Disappointment for King Charles as first overseas visit as monarch is postponed
LONDON: King Charles’ first state visit to France as British monarch, postponed on Friday (Mar 24) because of widespread social unrest, was supposed to be an occasion celebrating a new chapter of harmony in relations between London and Paris.
Instead, a visit that would have featured a banquet at the old royal palace at Versailles and a visit to the legendary Bordeaux wine-growing region has fallen victim to anti-government protests in France which have seen angry crowds setting buildings ablaze and clashing with police.
As well as an embarrassment to French President Emmanuel Macron, the postponement is a disappointment for Charles, taking the gloss off his first international engagement since succeeding his mother Queen Elizabeth in September.
“The king and queen consort were of course very much looking forward to the visit,” a Buckingham Palace source said.

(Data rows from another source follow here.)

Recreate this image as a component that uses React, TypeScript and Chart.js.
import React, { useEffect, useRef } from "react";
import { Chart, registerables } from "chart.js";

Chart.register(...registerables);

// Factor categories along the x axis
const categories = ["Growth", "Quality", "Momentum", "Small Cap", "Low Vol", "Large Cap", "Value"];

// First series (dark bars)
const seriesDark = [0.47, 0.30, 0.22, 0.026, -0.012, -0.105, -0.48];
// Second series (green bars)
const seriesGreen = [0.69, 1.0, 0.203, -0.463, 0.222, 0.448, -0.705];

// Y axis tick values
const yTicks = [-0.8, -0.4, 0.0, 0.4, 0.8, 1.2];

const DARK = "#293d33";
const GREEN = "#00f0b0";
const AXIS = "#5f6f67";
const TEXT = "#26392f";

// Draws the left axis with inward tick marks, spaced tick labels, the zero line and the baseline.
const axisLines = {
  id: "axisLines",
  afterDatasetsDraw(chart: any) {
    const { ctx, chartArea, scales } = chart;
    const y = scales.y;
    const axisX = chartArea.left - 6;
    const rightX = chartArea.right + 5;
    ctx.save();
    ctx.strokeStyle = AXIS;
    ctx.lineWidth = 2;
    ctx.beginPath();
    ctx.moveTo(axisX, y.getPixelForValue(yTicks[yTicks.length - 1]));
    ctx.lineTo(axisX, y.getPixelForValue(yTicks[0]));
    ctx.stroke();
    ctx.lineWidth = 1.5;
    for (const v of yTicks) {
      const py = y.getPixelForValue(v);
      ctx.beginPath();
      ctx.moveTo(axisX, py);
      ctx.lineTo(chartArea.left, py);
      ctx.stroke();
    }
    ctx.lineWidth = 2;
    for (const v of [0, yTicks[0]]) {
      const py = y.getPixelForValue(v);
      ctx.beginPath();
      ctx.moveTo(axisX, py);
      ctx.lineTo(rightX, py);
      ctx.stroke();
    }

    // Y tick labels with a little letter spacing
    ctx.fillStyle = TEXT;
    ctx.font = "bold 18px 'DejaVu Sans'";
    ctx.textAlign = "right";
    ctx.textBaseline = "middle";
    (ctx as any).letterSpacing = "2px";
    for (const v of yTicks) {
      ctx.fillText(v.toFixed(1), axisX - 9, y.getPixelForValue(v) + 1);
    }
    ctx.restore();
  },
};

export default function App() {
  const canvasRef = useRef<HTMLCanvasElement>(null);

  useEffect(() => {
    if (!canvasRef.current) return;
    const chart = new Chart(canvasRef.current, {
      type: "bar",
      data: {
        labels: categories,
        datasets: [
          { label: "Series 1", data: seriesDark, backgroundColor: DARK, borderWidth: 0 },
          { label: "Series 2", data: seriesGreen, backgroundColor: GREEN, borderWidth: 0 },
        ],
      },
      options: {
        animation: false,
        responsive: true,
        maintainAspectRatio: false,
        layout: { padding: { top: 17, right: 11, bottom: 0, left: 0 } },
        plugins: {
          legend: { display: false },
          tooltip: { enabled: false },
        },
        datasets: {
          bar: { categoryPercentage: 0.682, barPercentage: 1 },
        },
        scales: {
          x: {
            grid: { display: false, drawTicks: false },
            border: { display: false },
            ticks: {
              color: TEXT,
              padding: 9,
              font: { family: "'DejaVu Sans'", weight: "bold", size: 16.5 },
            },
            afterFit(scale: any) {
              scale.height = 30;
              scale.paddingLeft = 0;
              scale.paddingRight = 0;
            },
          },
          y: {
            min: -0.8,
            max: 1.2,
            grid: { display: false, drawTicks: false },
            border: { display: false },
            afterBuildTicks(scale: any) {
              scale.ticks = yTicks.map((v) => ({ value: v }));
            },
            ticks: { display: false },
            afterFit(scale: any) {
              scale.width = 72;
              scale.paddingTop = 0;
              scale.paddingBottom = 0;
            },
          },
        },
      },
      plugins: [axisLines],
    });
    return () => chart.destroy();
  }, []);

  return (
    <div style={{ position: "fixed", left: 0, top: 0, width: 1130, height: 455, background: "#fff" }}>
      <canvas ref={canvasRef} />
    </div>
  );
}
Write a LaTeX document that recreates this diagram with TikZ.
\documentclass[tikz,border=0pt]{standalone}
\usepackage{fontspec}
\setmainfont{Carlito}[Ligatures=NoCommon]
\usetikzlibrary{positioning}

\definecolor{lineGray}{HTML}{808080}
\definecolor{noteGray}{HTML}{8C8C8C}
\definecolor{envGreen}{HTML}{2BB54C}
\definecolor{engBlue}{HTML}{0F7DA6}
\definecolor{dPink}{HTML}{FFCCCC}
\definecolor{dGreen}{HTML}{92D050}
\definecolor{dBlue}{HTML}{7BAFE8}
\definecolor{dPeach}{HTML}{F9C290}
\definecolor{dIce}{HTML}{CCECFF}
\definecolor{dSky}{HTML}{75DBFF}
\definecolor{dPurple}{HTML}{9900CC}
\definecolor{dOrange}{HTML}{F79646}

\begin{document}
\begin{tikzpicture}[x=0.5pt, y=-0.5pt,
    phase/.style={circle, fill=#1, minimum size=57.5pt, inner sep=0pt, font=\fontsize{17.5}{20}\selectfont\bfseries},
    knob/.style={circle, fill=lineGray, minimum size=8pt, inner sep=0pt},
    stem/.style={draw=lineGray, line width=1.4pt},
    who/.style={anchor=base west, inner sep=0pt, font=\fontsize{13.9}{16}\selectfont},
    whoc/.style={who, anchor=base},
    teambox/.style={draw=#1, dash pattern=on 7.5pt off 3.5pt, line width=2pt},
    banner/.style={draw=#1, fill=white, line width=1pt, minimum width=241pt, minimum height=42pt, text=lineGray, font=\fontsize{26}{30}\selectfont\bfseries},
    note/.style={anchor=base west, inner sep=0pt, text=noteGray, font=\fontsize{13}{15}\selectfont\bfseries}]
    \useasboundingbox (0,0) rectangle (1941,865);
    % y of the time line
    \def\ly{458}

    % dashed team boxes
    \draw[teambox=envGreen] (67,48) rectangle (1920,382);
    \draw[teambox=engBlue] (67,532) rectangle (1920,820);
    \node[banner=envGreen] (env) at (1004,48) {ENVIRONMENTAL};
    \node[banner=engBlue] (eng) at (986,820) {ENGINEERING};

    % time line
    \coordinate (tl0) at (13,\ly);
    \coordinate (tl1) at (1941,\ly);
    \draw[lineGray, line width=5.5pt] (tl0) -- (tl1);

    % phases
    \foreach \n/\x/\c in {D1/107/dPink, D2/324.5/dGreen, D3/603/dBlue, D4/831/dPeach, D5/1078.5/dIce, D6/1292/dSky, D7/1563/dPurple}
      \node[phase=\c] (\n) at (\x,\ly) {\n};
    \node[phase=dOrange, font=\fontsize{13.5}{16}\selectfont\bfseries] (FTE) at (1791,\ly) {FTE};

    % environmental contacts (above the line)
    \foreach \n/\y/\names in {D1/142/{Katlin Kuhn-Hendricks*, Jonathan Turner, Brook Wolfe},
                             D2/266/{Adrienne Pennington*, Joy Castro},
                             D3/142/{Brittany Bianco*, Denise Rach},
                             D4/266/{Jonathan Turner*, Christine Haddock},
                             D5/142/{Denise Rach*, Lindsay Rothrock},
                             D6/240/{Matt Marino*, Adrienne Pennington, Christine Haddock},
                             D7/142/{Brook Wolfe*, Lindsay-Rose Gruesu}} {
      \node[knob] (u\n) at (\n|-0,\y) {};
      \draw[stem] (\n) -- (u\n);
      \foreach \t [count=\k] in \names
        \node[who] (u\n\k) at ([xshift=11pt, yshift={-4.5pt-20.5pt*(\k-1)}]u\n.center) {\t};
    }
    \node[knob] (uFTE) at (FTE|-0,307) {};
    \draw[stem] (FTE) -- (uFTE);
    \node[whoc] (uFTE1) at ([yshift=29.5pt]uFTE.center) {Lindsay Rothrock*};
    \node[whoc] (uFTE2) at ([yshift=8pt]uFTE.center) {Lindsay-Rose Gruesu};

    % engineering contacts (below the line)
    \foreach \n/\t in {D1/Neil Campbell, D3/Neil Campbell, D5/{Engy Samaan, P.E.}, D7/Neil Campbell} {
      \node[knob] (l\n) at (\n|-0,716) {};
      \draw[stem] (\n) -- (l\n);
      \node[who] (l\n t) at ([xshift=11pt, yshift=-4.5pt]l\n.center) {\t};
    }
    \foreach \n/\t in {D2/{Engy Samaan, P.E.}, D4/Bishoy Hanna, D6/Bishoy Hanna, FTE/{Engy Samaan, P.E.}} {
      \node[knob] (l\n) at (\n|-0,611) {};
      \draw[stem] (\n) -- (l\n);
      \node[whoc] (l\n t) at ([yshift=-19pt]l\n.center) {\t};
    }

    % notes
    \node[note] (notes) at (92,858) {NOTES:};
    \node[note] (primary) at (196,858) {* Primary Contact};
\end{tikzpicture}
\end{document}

“But when the UK prime minister informed the king of his conversation with the French President, in which the president had recommended postponing, the king of course fully understood and was content to accept the PM’s advice to postpone.”
On the first state visits of his reign, the new monarch and his wife Camilla, the Queen Consort, were going first to France before heading on to Germany.
The tour was designed to celebrate Britain’s ties with the two European powers after its 2016 vote to leave the European Union and the tortuous negotiations that followed badly strained relations.
The French leg was to see Charles laying a wreath with Macron at the Arc de Triomphe and joining him for a state banquet at the Palace of Versailles.
The symbolism of the occasion at Versailles – the once home of the French monarchy and emblematic of its excesses for revolutionaries who ousted and guillotined King Louis XVI – was not lost on France’s hard-left leader Jean-Luc Melenchon.
“The meeting of the kings in Versailles is broken up by popular censure,” Melenchon said on Twitter.
Charles had also been due to address senators and members of the National Assembly where Macron’s government narrowly survived a vote of no-confidence this week over an unpopular pension bill, and travel south to Bordeaux.